-- begin Given information --

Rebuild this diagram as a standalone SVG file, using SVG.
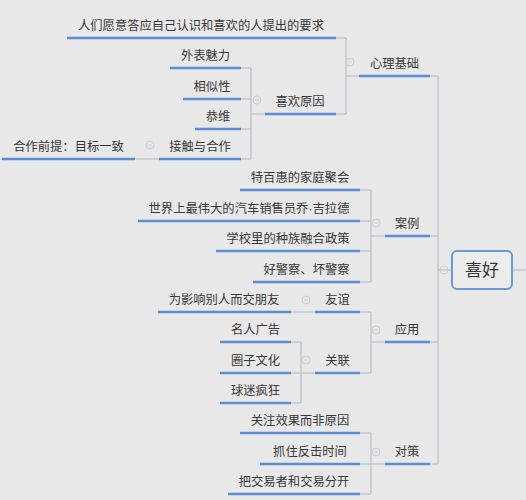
<svg xmlns="http://www.w3.org/2000/svg" width="526" height="500" viewBox="0 0 526 500">
<style>
text{font-family:"Noto Sans CJK SC","Noto Sans",sans-serif;font-size:12.3px;fill:#383838;text-anchor:middle}
.u{stroke:#5b8dd4;stroke-width:2.5;fill:none}
.c{stroke:#a9b8cb;stroke-width:1;fill:none}
.t{stroke:#c9cdd3;stroke-width:1;fill:none}
.big{font-size:17px}
.dot{font-family:"Liberation Sans",sans-serif}
</style>
<defs>
<g id="tog"><circle r="4" class="t"/><line x1="-2" y1="0" x2="2" y2="0" class="t"/></g>
</defs>
<rect width="526" height="500" fill="#e8e8e8"/>
<g id="connectors">
<path class="c" d="M438 76V464M430 76H438M430 236H438M430 342H438M430 464H438M438 270H452M512 270H526"/>
<path class="c" d="M336 38H346V114H336M346 76H359"/>
<path class="c" d="M241 68H251V159H241M241 99H251M241 129H251M251 114H265"/>
<path class="c" d="M135 159H159"/>
<path class="c" d="M360 190H371V282H360M360 221H371M360 251H371M371 236H385"/>
<path class="c" d="M360 312H371V373H360M371 342H385"/>
<path class="c" d="M291 312H315"/>
<path class="c" d="M291 342H301V403H291M291 373H315"/>
<path class="c" d="M360 433H371V494H360M360 464H385"/>
</g>
<g id="root">
<rect x="452" y="251" width="60" height="38" rx="5" fill="#ececec" stroke="#6b9ad8" stroke-width="2"/>
<text x="482" y="276" class="big">喜好</text>
<use href="#tog" x="444" y="270"/>
</g>
<g id="n-xinli"><line class="u" x1="359" y1="76" x2="430" y2="76"/><text x="394.5" y="68">心理基础</text><use href="#tog" x="350" y="62"/></g>
<g id="n-renmen"><line class="u" x1="67" y1="38" x2="336" y2="38"/><text x="201" y="30">人们愿意答应自己认识和喜欢的人提出的要求</text></g>
<g id="n-xihuan"><line class="u" x1="265" y1="114" x2="336" y2="114"/><text x="300" y="106">喜欢原因</text><use href="#tog" x="257" y="100"/></g>
<g id="n-waibiao"><line class="u" x1="170" y1="68" x2="241" y2="68"/><text x="205.5" y="60">外表魅力</text></g>
<g id="n-xiangsi"><line class="u" x1="183" y1="99" x2="241" y2="99"/><text x="212" y="91">相似性</text></g>
<g id="n-gongwei"><line class="u" x1="195" y1="129" x2="241" y2="129"/><text x="218" y="121">恭维</text></g>
<g id="n-jiechu"><line class="u" x1="159" y1="159" x2="241" y2="159"/><text x="200" y="151">接触与合作</text><use href="#tog" x="150" y="145"/></g>
<g id="n-hezuo"><line class="u" x1="2" y1="159" x2="135" y2="159"/><text x="68.5" y="151">合作前提：目标一致</text></g>
<g id="n-anli"><line class="u" x1="385" y1="236" x2="430" y2="236"/><text x="407" y="228">案例</text><use href="#tog" x="376" y="223"/></g>
<g id="n-tebai"><line class="u" x1="240" y1="190" x2="360" y2="190"/><text x="300" y="182">特百惠的家庭聚会</text></g>
<g id="n-shijie"><line class="u" x1="138" y1="221" x2="360" y2="221"/><text x="249" y="213">世界上最伟大的汽车销售员乔<tspan class="dot">·</tspan>吉拉德</text></g>
<g id="n-xuexiao"><line class="u" x1="216" y1="251" x2="360" y2="251"/><text x="288" y="243">学校里的种族融合政策</text></g>
<g id="n-jingcha"><line class="u" x1="253" y1="282" x2="360" y2="282"/><text x="306.5" y="274">好警察、坏警察</text></g>
<g id="n-yingyong"><line class="u" x1="385" y1="342" x2="430" y2="342"/><text x="407" y="334">应用</text><use href="#tog" x="376" y="330"/></g>
<g id="n-youyi"><line class="u" x1="315" y1="312" x2="360" y2="312"/><text x="337.5" y="304">友谊</text><use href="#tog" x="306" y="300"/></g>
<g id="n-weiyingxiang"><line class="u" x1="158" y1="312" x2="291" y2="312"/><text x="224" y="304">为影响别人而交朋友</text></g>
<g id="n-guanlian"><line class="u" x1="315" y1="373" x2="360" y2="373"/><text x="337.5" y="365">关联</text><use href="#tog" x="306" y="360"/></g>
<g id="n-mingren"><line class="u" x1="220" y1="342" x2="291" y2="342"/><text x="255.5" y="334">名人广告</text></g>
<g id="n-quanzi"><line class="u" x1="220" y1="373" x2="291" y2="373"/><text x="255.5" y="365">圈子文化</text></g>
<g id="n-qiumi"><line class="u" x1="220" y1="403" x2="291" y2="403"/><text x="255.5" y="395">球迷疯狂</text></g>
<g id="n-duice"><line class="u" x1="385" y1="464" x2="430" y2="464"/><text x="407" y="456">对策</text><use href="#tog" x="376" y="452"/></g>
<g id="n-guanzhu"><line class="u" x1="240" y1="433" x2="360" y2="433"/><text x="300" y="425">关注效果而非原因</text></g>
<g id="n-zhuazhu"><line class="u" x1="260" y1="464" x2="360" y2="464"/><text x="310" y="456">抓住反击时间</text></g>
<g id="n-ba"><line class="u" x1="228" y1="494" x2="360" y2="494"/><text x="294" y="486">把交易者和交易分开</text></g>
</svg>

-- end Given information --

== Stated goal ==
Copy the material above in full and exactly, skipping pictures.

== Exercise response ==
Rebuild this diagram as a standalone SVG file, using SVG.
<svg xmlns="http://www.w3.org/2000/svg" width="526" height="500" viewBox="0 0 526 500">
<style>
text{font-family:"Noto Sans CJK SC","Noto Sans",sans-serif;font-size:12.3px;fill:#383838;text-anchor:middle}
.u{stroke:#5b8dd4;stroke-width:2.5;fill:none}
.c{stroke:#a9b8cb;stroke-width:1;fill:none}
.t{stroke:#c9cdd3;stroke-width:1;fill:none}
.big{font-size:17px}
.dot{font-family:"Liberation Sans",sans-serif}
</style>
<defs>
<g id="tog"><circle r="4" class="t"/><line x1="-2" y1="0" x2="2" y2="0" class="t"/></g>
</defs>
<rect width="526" height="500" fill="#e8e8e8"/>
<g id="connectors">
<path class="c" d="M438 76V464M430 76H438M430 236H438M430 342H438M430 464H438M438 270H452M512 270H526"/>
<path class="c" d="M336 38H346V114H336M346 76H359"/>
<path class="c" d="M241 68H251V159H241M241 99H251M241 129H251M251 114H265"/>
<path class="c" d="M135 159H159"/>
<path class="c" d="M360 190H371V282H360M360 221H371M360 251H371M371 236H385"/>
<path class="c" d="M360 312H371V373H360M371 342H385"/>
<path class="c" d="M291 312H315"/>
<path class="c" d="M291 342H301V403H291M291 373H315"/>
<path class="c" d="M360 433H371V494H360M360 464H385"/>
</g>
<g id="root">
<rect x="452" y="251" width="60" height="38" rx="5" fill="#ececec" stroke="#6b9ad8" stroke-width="2"/>
<text x="482" y="276" class="big">喜好</text>
<use href="#tog" x="444" y="270"/>
</g>
<g id="n-xinli"><line class="u" x1="359" y1="76" x2="430" y2="76"/><text x="394.5" y="68">心理基础</text><use href="#tog" x="350" y="62"/></g>
<g id="n-renmen"><line class="u" x1="67" y1="38" x2="336" y2="38"/><text x="201" y="30">人们愿意答应自己认识和喜欢的人提出的要求</text></g>
<g id="n-xihuan"><line class="u" x1="265" y1="114" x2="336" y2="114"/><text x="300" y="106">喜欢原因</text><use href="#tog" x="257" y="100"/></g>
<g id="n-waibiao"><line class="u" x1="170" y1="68" x2="241" y2="68"/><text x="205.5" y="60">外表魅力</text></g>
<g id="n-xiangsi"><line class="u" x1="183" y1="99" x2="241" y2="99"/><text x="212" y="91">相似性</text></g>
<g id="n-gongwei"><line class="u" x1="195" y1="129" x2="241" y2="129"/><text x="218" y="121">恭维</text></g>
<g id="n-jiechu"><line class="u" x1="159" y1="159" x2="241" y2="159"/><text x="200" y="151">接触与合作</text><use href="#tog" x="150" y="145"/></g>
<g id="n-hezuo"><line class="u" x1="2" y1="159" x2="135" y2="159"/><text x="68.5" y="151">合作前提：目标一致</text></g>
<g id="n-anli"><line class="u" x1="385" y1="236" x2="430" y2="236"/><text x="407" y="228">案例</text><use href="#tog" x="376" y="223"/></g>
<g id="n-tebai"><line class="u" x1="240" y1="190" x2="360" y2="190"/><text x="300" y="182">特百惠的家庭聚会</text></g>
<g id="n-shijie"><line class="u" x1="138" y1="221" x2="360" y2="221"/><text x="249" y="213">世界上最伟大的汽车销售员乔<tspan class="dot">·</tspan>吉拉德</text></g>
<g id="n-xuexiao"><line class="u" x1="216" y1="251" x2="360" y2="251"/><text x="288" y="243">学校里的种族融合政策</text></g>
<g id="n-jingcha"><line class="u" x1="253" y1="282" x2="360" y2="282"/><text x="306.5" y="274">好警察、坏警察</text></g>
<g id="n-yingyong"><line class="u" x1="385" y1="342" x2="430" y2="342"/><text x="407" y="334">应用</text><use href="#tog" x="376" y="330"/></g>
<g id="n-youyi"><line class="u" x1="315" y1="312" x2="360" y2="312"/><text x="337.5" y="304">友谊</text><use href="#tog" x="306" y="300"/></g>
<g id="n-weiyingxiang"><line class="u" x1="158" y1="312" x2="291" y2="312"/><text x="224" y="304">为影响别人而交朋友</text></g>
<g id="n-guanlian"><line class="u" x1="315" y1="373" x2="360" y2="373"/><text x="337.5" y="365">关联</text><use href="#tog" x="306" y="360"/></g>
<g id="n-mingren"><line class="u" x1="220" y1="342" x2="291" y2="342"/><text x="255.5" y="334">名人广告</text></g>
<g id="n-quanzi"><line class="u" x1="220" y1="373" x2="291" y2="373"/><text x="255.5" y="365">圈子文化</text></g>
<g id="n-qiumi"><line class="u" x1="220" y1="403" x2="291" y2="403"/><text x="255.5" y="395">球迷疯狂</text></g>
<g id="n-duice"><line class="u" x1="385" y1="464" x2="430" y2="464"/><text x="407" y="456">对策</text><use href="#tog" x="376" y="452"/></g>
<g id="n-guanzhu"><line class="u" x1="240" y1="433" x2="360" y2="433"/><text x="300" y="425">关注效果而非原因</text></g>
<g id="n-zhuazhu"><line class="u" x1="260" y1="464" x2="360" y2="464"/><text x="310" y="456">抓住反击时间</text></g>
<g id="n-ba"><line class="u" x1="228" y1="494" x2="360" y2="494"/><text x="294" y="486">把交易者和交易分开</text></g>
</svg>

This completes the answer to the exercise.